4/5. A pair of related scifi novels largely narrated by sentient ships in a plausible corporatist space future. The first book is a sort of survival horror first contact situation, and the second is philosophical space exploration and consideration of mortality on the personal and galactic scale.

I like these. They manage that trick of feeling old-fashioned in the best way. Particularly the big ideas exploration book – it’s giving Niven or Vinge or Baxter or similar, except, you know, not variously phobic and -ist. Actually, several of the characters are Buddhist, which offers a really interesting lens on some more classic science fictional topics.
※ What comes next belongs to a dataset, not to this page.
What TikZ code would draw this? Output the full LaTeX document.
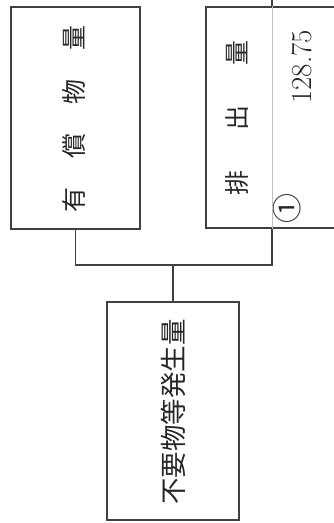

I’m a little suspicious about why these books didn’t take off, TBH. He got buzz early on, then seemed to fall off the map. I’m pretty plugged into new and interesting SFF, and I’ve only heard about him from one person. I have a suspicion this is because he openly talks about how he uses AI. E.g., in the first book here, he had AI generate hundreds of short poems on various themes, and he picked several for his AI ship to “write.” He is transparent about how he prompted and why he did it that way. I suspect this got some sort of AI stink on him, professionally, which is a real shame.

I will also add, they got Nathan Fillion to read the first audiobook. Normally I do not like these celebrity narrators, but actually, it’s kind of brilliant? He has this bro-y cynical depressive emotionalism that hit just right for the ship narrator of that book.

Content notes: Corporate hellscape stuff, body horror.